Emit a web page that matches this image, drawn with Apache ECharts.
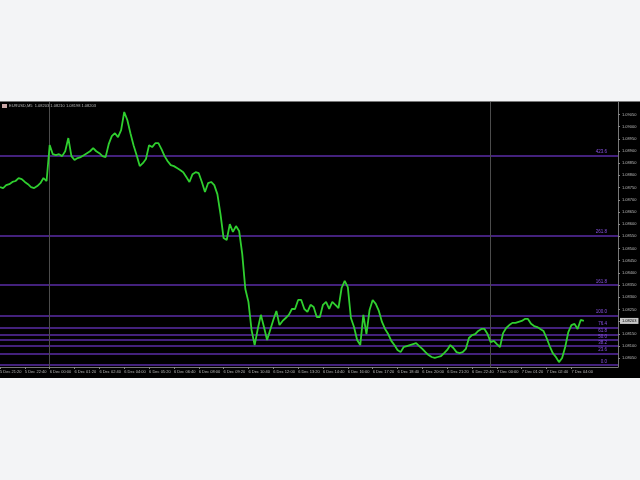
<!DOCTYPE html>
<html>
<head>
<meta charset="utf-8">
<script src="https://cdn.jsdelivr.net/npm/echarts@6/dist/echarts.min.js"></script>
<style>
html,body{margin:0;padding:0;background:#f3f4f6;}
#chart{width:640px;height:480px;}
</style>
</head>
<body>
<div id="chart"></div>
<script>
// ---- data ----
var titleText = "EURUSD,M5  1.08203 1.08210 1.08198 1.08203";
var tickLabels = ["5 Dec 21:20","5 Dec 22:40","6 Dec 00:00","6 Dec 01:20","6 Dec 02:40","6 Dec 04:00","6 Dec 05:20","6 Dec 06:40","6 Dec 08:00","6 Dec 09:20","6 Dec 10:40","6 Dec 12:00","6 Dec 13:20","6 Dec 14:40","6 Dec 16:00","6 Dec 17:20","6 Dec 18:40","6 Dec 20:00","6 Dec 21:20","6 Dec 22:40","7 Dec 00:00","7 Dec 01:20","7 Dec 02:40","7 Dec 04:00"];
var totalBars = 200;
var labelEvery = 8;
var prices = [
1.08752,1.08748,1.08760,1.08764,1.08773,1.08777,1.08789,1.08785,1.08773,1.08764,
1.08752,1.08748,1.08756,1.08768,1.08789,1.08777,1.08924,1.08887,1.08883,1.08887,
1.08879,1.08899,1.08953,1.08879,1.08863,1.08871,1.08875,1.08883,1.08891,1.08899,
1.08912,1.08899,1.08891,1.08879,1.08875,1.08928,1.08961,1.08973,1.08957,1.08986,
1.09060,1.09027,1.08973,1.08924,1.08883,1.08838,1.08850,1.08867,1.08924,1.08916,
1.08932,1.08932,1.08908,1.08879,1.08858,1.08842,1.08838,1.08830,1.08822,1.08813,
1.08793,1.08773,1.08805,1.08813,1.08809,1.08773,1.08732,1.08768,1.08773,1.08760,
1.08723,1.08641,1.08543,1.08535,1.08600,1.08568,1.08592,1.08572,1.08478,1.08334,
1.08281,1.08166,1.08104,1.08170,1.08228,1.08178,1.08125,1.08166,1.08207,1.08244,
1.08186,1.08203,1.08215,1.08228,1.08252,1.08252,1.08289,1.08289,1.08252,1.08240,
1.08269,1.08260,1.08219,1.08219,1.08269,1.08281,1.08252,1.08281,1.08269,1.08256,
1.08338,1.08367,1.08342,1.08215,1.08178,1.08125,1.08104,1.08228,1.08149,1.08248,
1.08289,1.08273,1.08244,1.08199,1.08170,1.08149,1.08121,1.08104,1.08084,1.08075,
1.08096,1.08100,1.08104,1.08108,1.08112,1.08100,1.08088,1.08075,1.08063,1.08055,
1.08051,1.08055,1.08059,1.08071,1.08084,1.08104,1.08092,1.08075,1.08071,1.08075,
1.08088,1.08133,1.08145,1.08149,1.08162,1.08170,1.08170,1.08149,1.08116,1.08121,
1.08108,1.08096,1.08153,1.08174,1.08186,1.08195,1.08195,1.08199,1.08203,1.08211,
1.08211,1.08191,1.08182,1.08178,1.08170,1.08162,1.08133,1.08100,1.08071,1.08055,
1.08034,1.08051,1.08096,1.08157,1.08186,1.08191,1.08170,1.08207,1.08203
];
var priceTicks = [1.0805,1.0810,1.0815,1.0820,1.0825,1.0830,1.0835,1.0840,1.0845,1.0850,1.0855,1.0860,1.0865,1.0870,1.0875,1.0880,1.0885,1.0890,1.0895,1.0900,1.0905];
var fibLabels = ["0.0","23.6","38.2","50.0","61.8","76.4","100.0","161.8","261.8","423.6"];
var fibPrices = [1.08022,1.08070,1.08100,1.08124,1.08148,1.08177,1.08225,1.08350,1.08553,1.08882];
var separators = [16, 158];
var lastPrice = 1.08203;
var yMin = 1.08014, yMax = 1.09101;

// ---- chart ----
var categories = [];
for (var i = 0; i < totalBars; i++) categories.push(String(i));

var marks = [];
fibPrices.forEach(function (p, k) {
  marks.push({
    yAxis: p,
    lineStyle: {color: '#5a2ca6', width: 1.5, type: 'solid', opacity: 1},
    label: {
      show: true,
      position: 'insideEndTop',
      formatter: fibLabels[k],
      color: '#8a52e6',
      fontSize: 4.5,
      fontFamily: 'Liberation Sans',
      distance: [11, 1]
    }
  });
});
separators.forEach(function (s) {
  marks.push({
    xAxis: String(s),
    lineStyle: {color: '#4c4c4c', width: 1, type: 'solid', opacity: 1},
    label: {show: false}
  });
});
marks.push({
  yAxis: lastPrice,
  lineStyle: {color: 'rgba(0,0,0,0)', width: 0, opacity: 1},
  label: {
    show: true,
    position: 'end',
    distance: 2,
    formatter: lastPrice.toFixed(5),
    color: '#000',
    backgroundColor: '#c8c8c8',
    fontSize: 4,
    fontFamily: 'Liberation Sans',
    padding: [1, 2]
  }
});

var chart = echarts.init(document.getElementById('chart'), null, {renderer: 'canvas'});
chart.setOption({
  backgroundColor: '#f3f4f6',
  animation: false,
  graphic: [
    {type: 'rect', z: -10, shape: {x: 0, y: 101, width: 640, height: 277}, style: {fill: '#000000'}},
    {type: 'rect', z: -9, shape: {x: 0, y: 101, width: 640, height: 1}, style: {fill: '#777777'}},
    {type: 'rect', z: 100, shape: {x: 2, y: 104, width: 5, height: 4}, style: {fill: '#c9a7a7'}},
    {type: 'text', z: 100, left: 9, top: 103.5, style: {text: titleText, fill: '#bbbbbb', fontSize: 4, fontFamily: 'Liberation Sans'}}
  ],
  grid: {left: 0, right: 22, top: 102, bottom: 113, containLabel: false, outerBoundsMode: 'none'},
  xAxis: {
    type: 'category',
    data: categories,
    boundaryGap: false,
    axisLine: {show: true, lineStyle: {color: '#777', width: 1}},
    axisTick: {show: true, interval: labelEvery - 1, length: 2, lineStyle: {color: '#888'}},
    axisLabel: {
      show: true,
      interval: labelEvery - 1,
      showMinLabel: true,
      showMaxLabel: false,
      color: '#bbbbbb',
      fontSize: 4,
      fontFamily: 'Liberation Sans',
      margin: 3,
      align: 'left',
      formatter: function (v, idx) {
        var k = idx / labelEvery;
        return tickLabels[k] !== undefined ? tickLabels[k] : '';
      }
    },
    splitLine: {show: false}
  },
  yAxis: {
    type: 'value',
    position: 'right',
    min: yMin,
    max: yMax,
    axisLine: {show: true, lineStyle: {color: '#777', width: 1}},
    axisTick: {show: true, length: 2, customValues: priceTicks, lineStyle: {color: '#888'}},
    axisLabel: {
      show: true,
      customValues: priceTicks,
      color: '#bbbbbb',
      fontSize: 4,
      fontFamily: 'Liberation Sans',
      margin: 4,
      formatter: function (v) { return v.toFixed(5); }
    },
    splitLine: {show: false}
  },
  series: [
    {
      type: 'line',
      name: 'price',
      data: prices,
      showSymbol: false,
      symbol: 'none',
      lineStyle: {color: '#2fcf2f', width: 1.8},
      z: 5,
      markLine: {
        silent: true,
        symbol: ['none', 'none'],
        animation: false,
        precision: 5,
        data: marks
      }
    }
  ]
});
</script>
</body>
</html>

....................

• **What you should do**:
All the lines above are to be given again exactly as they read, with the pictures removed.

• **Correct response**:
Emit a web page that matches this image, drawn with Apache ECharts.
<!DOCTYPE html>
<html>
<head>
<meta charset="utf-8">
<script src="https://cdn.jsdelivr.net/npm/echarts@6/dist/echarts.min.js"></script>
<style>
html,body{margin:0;padding:0;background:#f3f4f6;}
#chart{width:640px;height:480px;}
</style>
</head>
<body>
<div id="chart"></div>
<script>
// ---- data ----
var titleText = "EURUSD,M5  1.08203 1.08210 1.08198 1.08203";
var tickLabels = ["5 Dec 21:20","5 Dec 22:40","6 Dec 00:00","6 Dec 01:20","6 Dec 02:40","6 Dec 04:00","6 Dec 05:20","6 Dec 06:40","6 Dec 08:00","6 Dec 09:20","6 Dec 10:40","6 Dec 12:00","6 Dec 13:20","6 Dec 14:40","6 Dec 16:00","6 Dec 17:20","6 Dec 18:40","6 Dec 20:00","6 Dec 21:20","6 Dec 22:40","7 Dec 00:00","7 Dec 01:20","7 Dec 02:40","7 Dec 04:00"];
var totalBars = 200;
var labelEvery = 8;
var prices = [
1.08752,1.08748,1.08760,1.08764,1.08773,1.08777,1.08789,1.08785,1.08773,1.08764,
1.08752,1.08748,1.08756,1.08768,1.08789,1.08777,1.08924,1.08887,1.08883,1.08887,
1.08879,1.08899,1.08953,1.08879,1.08863,1.08871,1.08875,1.08883,1.08891,1.08899,
1.08912,1.08899,1.08891,1.08879,1.08875,1.08928,1.08961,1.08973,1.08957,1.08986,
1.09060,1.09027,1.08973,1.08924,1.08883,1.08838,1.08850,1.08867,1.08924,1.08916,
1.08932,1.08932,1.08908,1.08879,1.08858,1.08842,1.08838,1.08830,1.08822,1.08813,
1.08793,1.08773,1.08805,1.08813,1.08809,1.08773,1.08732,1.08768,1.08773,1.08760,
1.08723,1.08641,1.08543,1.08535,1.08600,1.08568,1.08592,1.08572,1.08478,1.08334,
1.08281,1.08166,1.08104,1.08170,1.08228,1.08178,1.08125,1.08166,1.08207,1.08244,
1.08186,1.08203,1.08215,1.08228,1.08252,1.08252,1.08289,1.08289,1.08252,1.08240,
1.08269,1.08260,1.08219,1.08219,1.08269,1.08281,1.08252,1.08281,1.08269,1.08256,
1.08338,1.08367,1.08342,1.08215,1.08178,1.08125,1.08104,1.08228,1.08149,1.08248,
1.08289,1.08273,1.08244,1.08199,1.08170,1.08149,1.08121,1.08104,1.08084,1.08075,
1.08096,1.08100,1.08104,1.08108,1.08112,1.08100,1.08088,1.08075,1.08063,1.08055,
1.08051,1.08055,1.08059,1.08071,1.08084,1.08104,1.08092,1.08075,1.08071,1.08075,
1.08088,1.08133,1.08145,1.08149,1.08162,1.08170,1.08170,1.08149,1.08116,1.08121,
1.08108,1.08096,1.08153,1.08174,1.08186,1.08195,1.08195,1.08199,1.08203,1.08211,
1.08211,1.08191,1.08182,1.08178,1.08170,1.08162,1.08133,1.08100,1.08071,1.08055,
1.08034,1.08051,1.08096,1.08157,1.08186,1.08191,1.08170,1.08207,1.08203
];
var priceTicks = [1.0805,1.0810,1.0815,1.0820,1.0825,1.0830,1.0835,1.0840,1.0845,1.0850,1.0855,1.0860,1.0865,1.0870,1.0875,1.0880,1.0885,1.0890,1.0895,1.0900,1.0905];
var fibLabels = ["0.0","23.6","38.2","50.0","61.8","76.4","100.0","161.8","261.8","423.6"];
var fibPrices = [1.08022,1.08070,1.08100,1.08124,1.08148,1.08177,1.08225,1.08350,1.08553,1.08882];
var separators = [16, 158];
var lastPrice = 1.08203;
var yMin = 1.08014, yMax = 1.09101;

// ---- chart ----
var categories = [];
for (var i = 0; i < totalBars; i++) categories.push(String(i));

var marks = [];
fibPrices.forEach(function (p, k) {
  marks.push({
    yAxis: p,
    lineStyle: {color: '#5a2ca6', width: 1.5, type: 'solid', opacity: 1},
    label: {
      show: true,
      position: 'insideEndTop',
      formatter: fibLabels[k],
      color: '#8a52e6',
      fontSize: 4.5,
      fontFamily: 'Liberation Sans',
      distance: [11, 1]
    }
  });
});
separators.forEach(function (s) {
  marks.push({
    xAxis: String(s),
    lineStyle: {color: '#4c4c4c', width: 1, type: 'solid', opacity: 1},
    label: {show: false}
  });
});
marks.push({
  yAxis: lastPrice,
  lineStyle: {color: 'rgba(0,0,0,0)', width: 0, opacity: 1},
  label: {
    show: true,
    position: 'end',
    distance: 2,
    formatter: lastPrice.toFixed(5),
    color: '#000',
    backgroundColor: '#c8c8c8',
    fontSize: 4,
    fontFamily: 'Liberation Sans',
    padding: [1, 2]
  }
});

var chart = echarts.init(document.getElementById('chart'), null, {renderer: 'canvas'});
chart.setOption({
  backgroundColor: '#f3f4f6',
  animation: false,
  graphic: [
    {type: 'rect', z: -10, shape: {x: 0, y: 101, width: 640, height: 277}, style: {fill: '#000000'}},
    {type: 'rect', z: -9, shape: {x: 0, y: 101, width: 640, height: 1}, style: {fill: '#777777'}},
    {type: 'rect', z: 100, shape: {x: 2, y: 104, width: 5, height: 4}, style: {fill: '#c9a7a7'}},
    {type: 'text', z: 100, left: 9, top: 103.5, style: {text: titleText, fill: '#bbbbbb', fontSize: 4, fontFamily: 'Liberation Sans'}}
  ],
  grid: {left: 0, right: 22, top: 102, bottom: 113, containLabel: false, outerBoundsMode: 'none'},
  xAxis: {
    type: 'category',
    data: categories,
    boundaryGap: false,
    axisLine: {show: true, lineStyle: {color: '#777', width: 1}},
    axisTick: {show: true, interval: labelEvery - 1, length: 2, lineStyle: {color: '#888'}},
    axisLabel: {
      show: true,
      interval: labelEvery - 1,
      showMinLabel: true,
      showMaxLabel: false,
      color: '#bbbbbb',
      fontSize: 4,
      fontFamily: 'Liberation Sans',
      margin: 3,
      align: 'left',
      formatter: function (v, idx) {
        var k = idx / labelEvery;
        return tickLabels[k] !== undefined ? tickLabels[k] : '';
      }
    },
    splitLine: {show: false}
  },
  yAxis: {
    type: 'value',
    position: 'right',
    min: yMin,
    max: yMax,
    axisLine: {show: true, lineStyle: {color: '#777', width: 1}},
    axisTick: {show: true, length: 2, customValues: priceTicks, lineStyle: {color: '#888'}},
    axisLabel: {
      show: true,
      customValues: priceTicks,
      color: '#bbbbbb',
      fontSize: 4,
      fontFamily: 'Liberation Sans',
      margin: 4,
      formatter: function (v) { return v.toFixed(5); }
    },
    splitLine: {show: false}
  },
  series: [
    {
      type: 'line',
      name: 'price',
      data: prices,
      showSymbol: false,
      symbol: 'none',
      lineStyle: {color: '#2fcf2f', width: 1.8},
      z: 5,
      markLine: {
        silent: true,
        symbol: ['none', 'none'],
        animation: false,
        precision: 5,
        data: marks
      }
    }
  ]
});
</script>
</body>
</html>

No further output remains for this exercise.